If only all employees felt that way! It’s November and that means we’re still in hurricane season with winter storms not far behind. Bad weather can bring on bad headaches for employers. Should I close the office? Can I get sued if I don’t cancel deliveries? Do I have to pay employees if I close the plant for the weather? How does this affect overtime? The action points below are a good starting point for establishing your inclement weather policy. These are general rules and we encourage you to contact your labor and employment attorney to resolve your specific inclement weather questions.
Have a Policy – This is a good time to review (or establish) your procedures for closing the office, cancelling shifts, timekeeping, and granting leave. Weather-related absences are considered personal absences and employees can be required to use vacation time or unpaid leave if they choose not to come to work due to the weather. There are exceptions to that rule, however. If the employee has no leave available, there may be limits on docking pay. Exempt employees must be paid if they work part of a day or if the employer closes the business for the day. Non-exempt employees must be paid for hours actually worked and, in some states, must also be paid for a minimum number of hours if the workplace is closed when they arrive or closes during the day. If you choose to let non-exempt employees make up the missed time, you have to pay overtime if the make-up time puts the employee over 40 hours for the week.
Have a Communication Plan – Whether it’s a phone tree, a post on your company’s Facebook page, a recorded message, or some other method; be sure your employees know how and when you will communicate information about inclement weather changes in the workplace. Some states require employers to compensate employees who report to work because they didn’t receive adequate notice that the workplace was closed.
Identify Essential Employees – If your business must operate regardless of the weather, identify the type and number of employees that are required to keep things running.

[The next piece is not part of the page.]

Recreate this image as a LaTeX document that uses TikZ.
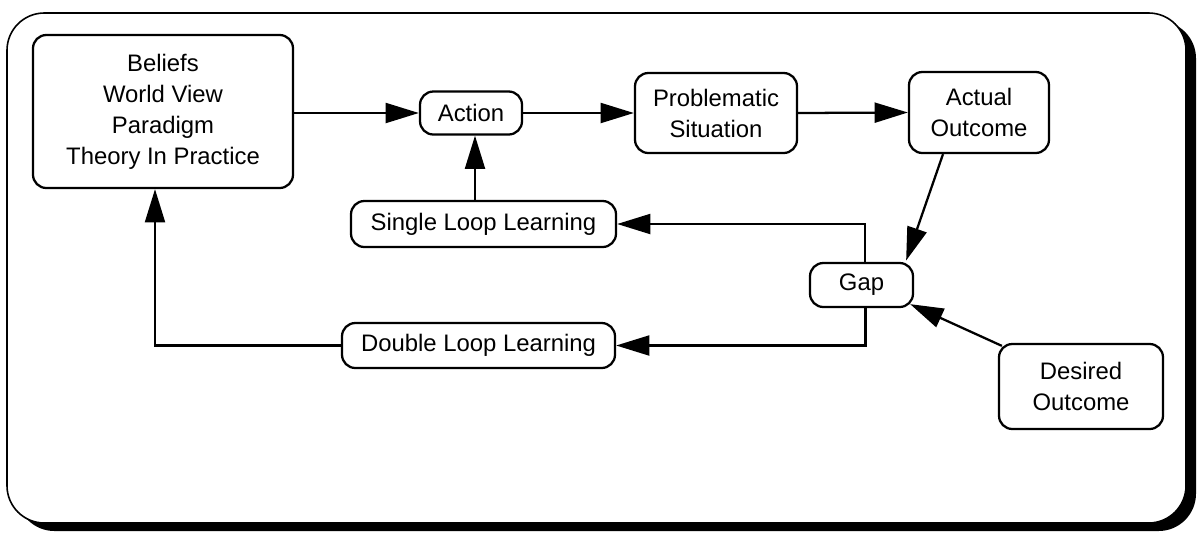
\documentclass[tikz,border=0pt]{standalone}
\usepackage{fontspec}
\setmainfont{Liberation Sans}
\usetikzlibrary{arrows.meta}

\tikzset{every picture/.style={line width=1.5pt}}
\tikzset{
  loopbox/.style={draw, rounded corners=10pt, line width=1.7pt, fill=white, inner sep=0pt,
    align=center, font=\fontsize{17.9}{23.25}\selectfont},
  arr/.style={-{Triangle[length=25pt,width=15pt]}, line width=1.7pt}
}

\begin{document}
\begin{tikzpicture}[x=0.75pt,y=0.75pt,yscale=-1,xscale=1]
    \useasboundingbox (0,0) rectangle (1199,533);

    %Shape: Frame with shadow
    \fill[rounded corners=28pt] (17,21) rectangle (1196,531);
    \draw[fill=white, line width=1.2pt, rounded corners=28pt] (7,13) rectangle (1186,523);

    % Boxes
    \node[loopbox, minimum width=195pt, minimum height=114.75pt] (beliefs) at (163,111.5) {\raisebox{-3pt}{\begin{tabular}{@{}c@{}}Beliefs\\World View\\Paradigm\\Theory In Practice\end{tabular}}};
    \node[loopbox, minimum width=76.5pt, minimum height=32.25pt] (action) at (471,113) {Action};
    \node[loopbox, minimum width=121.5pt, minimum height=60pt] (problem) at (716,113) {Problematic\\Situation};
    \node[loopbox, minimum width=105pt, minimum height=60.75pt] (actual) at (979,112.5) {Actual\\Outcome};
    \node[loopbox, minimum width=77.25pt, minimum height=33pt] (gap) at (861.5,285) {Gap};
    \node[loopbox, minimum width=198.75pt, minimum height=34.5pt] (single) at (483.5,224) {Single Loop Learning};
    \node[loopbox, minimum width=204.75pt, minimum height=33.75pt] (double) at (478.5,345.5) {Double Loop Learning};
    \node[loopbox, minimum width=123pt, minimum height=63.75pt] (desired) at (1081,386.5) {Desired\\Outcome};

    % Connectors
    \draw[arr] (beliefs.east |- action) -- (action.west);
    \draw[arr] (action.east) -- (problem.west);
    \draw[arr] (problem.east) -- (actual.west);
    \draw[arr] ([xshift=-27pt]actual.south) -- ([xshift=-6pt,yshift=-1pt]gap.north east);
    \draw[arr] ([shift={(4,3)}]desired.north west) -- ([shift={(-4,-4)}]gap.south east);
    \draw[arr] ([xshift=2.5pt]gap.north) |- (single.east);
    \draw[arr] ([xshift=3pt]gap.south) |- (double.east);
    \draw[arr] ([xshift=3pt]action.south |- single.north) -- ([xshift=3pt]action.south);
    \draw[arr] (double.west) -| ([xshift=-6pt]beliefs.south);

\end{tikzpicture}
\end{document}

Make plans and budget for special transportation, overnight accommodations, remote computer access, or other arrangements that will ensure that the people you need are where they need to be when you need them to be there.
Encourage Common Sense – Regardless of your pay and leave policy, employees who feel that it is not possible to travel to work safely should stay home. To avoid potential lawsuits and liability, don’t discipline employees who stay home for safety reasons and don’t force employees to engage in work-related activities that are potentially unsafe (e.g. making deliveries in flooded areas). Consider a policy that incentivizes employee attendance with additional leave time.